In talking to clients and prospective clients I often hear them remark that anyone involved in an accident is negligent “just for being there”. That is a myth, an urban legend, and something the insurance companies would like you to believe.
If an insurance company wants to establish that an injured person was contributory negligent, the insurance company has the same burden of proof that an injured party bears in establishing liability on another driver. The insurance company needs to establish that a claimant failed to exercise “ordinary care” for his or her own safety.

There is a pattern jury instruction that spells out an insurance company’s obligation to prove contributory negligence. This instruction, with appropriate modification for the facts of the case, is typically read to the jury:

Every person in all situations has a duty to exercise ordinary care for his or her own safety. This does not mean that a person is required at all hazards to avoid injury; a person must, however, exercise ordinary care to take precautions to avoid injury to himself or herself.

Additional or Optional Paragraphs

(A person must exercise ordinary care to employ (his) (her) senses of sight and hearing so as to become aware of the existence of danger to (him) (her). A failure to do so is negligence.)

(It is the duty of every person to exercise ordinary care to recognize and appreciate all dangers that are open and obvious to (him) (her) or which should have been recognized and appreciated by a reasonably prudent person under the same or similar circumstances. That the warning of the existence of danger was not seen or was not heard does not free one from negligence. In addition, one who looks and fails to see, or listens and fails to hear, a warning of danger which under like or similar circumstances would have been seen or heard by a reasonably prudent person is as guilty of negligence as one who did not look or listen at all.)

(However, a person is not bound to see every hazard or danger in his or her pathway even though they should be plainly observable or to remember the existence of every condition of which the person has had knowledge. A person is only required to act as a reasonably prudent person would act under the same or similar circumstances.)

(To be free of negligence, a person must exercise ordinary care in choosing his or her course of conduct and in the pursuit of that choice. A person is not guilty of negligence in making a choice of conduct if the person has no knowledge that one course of conduct carries a greater hazard than another, provided that such lack of knowledge is not the result of the person's failure to exercise ordinary care.)

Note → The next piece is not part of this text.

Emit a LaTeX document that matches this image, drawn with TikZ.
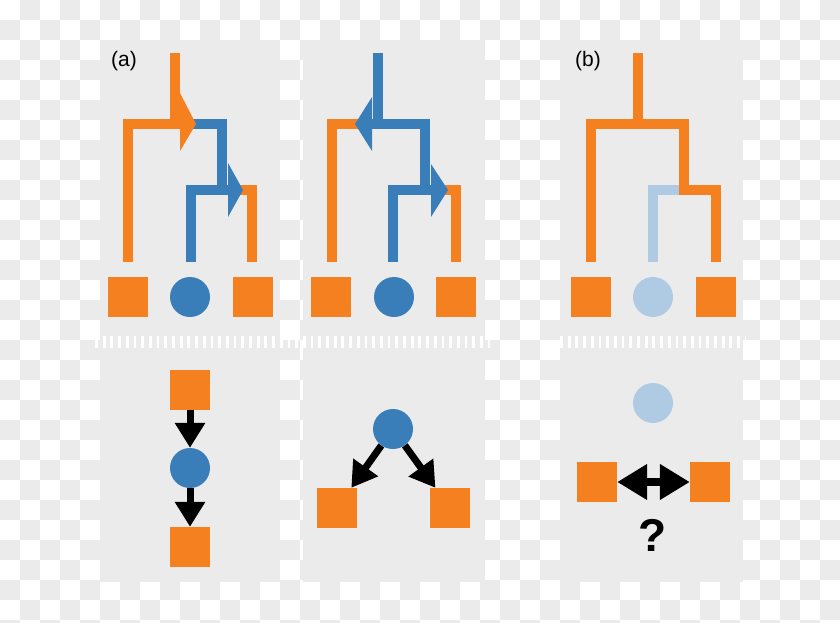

In a typical auto accident case, the rules of the road spell out what is expected of drivers. Failure to abide by the rules of the road is failing to exercise ordinary care, and is negligence. The rules of the road are spelled out in the statutes. They include the responsibility to:

• Maintain the vehicle and equipment properly, especially when it comes to brakes, tires, and headlights;
• Maintain a proper lookout;
• Yield the right of way as required at crossings and intersections;
• Maintain proper management and control of your vehicle;
• Maintain a proper speed, taking into consideration the applicable speed limit, as well as existing conditions; and
• Stopping as required by conditions or traffic controls.

These are just a sampling of the Wisconsin “rules of the road”. A further explanation can be found at http://www.dot.wisconsin.gov/safety/motorist/rules/overview.htm The full text of the “rules of the road” from the original statutes can be found at http://docs.legis.wisconsin.gov/statutes/statutes/346.pdf

The bottom line is that a person is not negligent “just for being there”. They can be negligent for not obeying the rules of the road.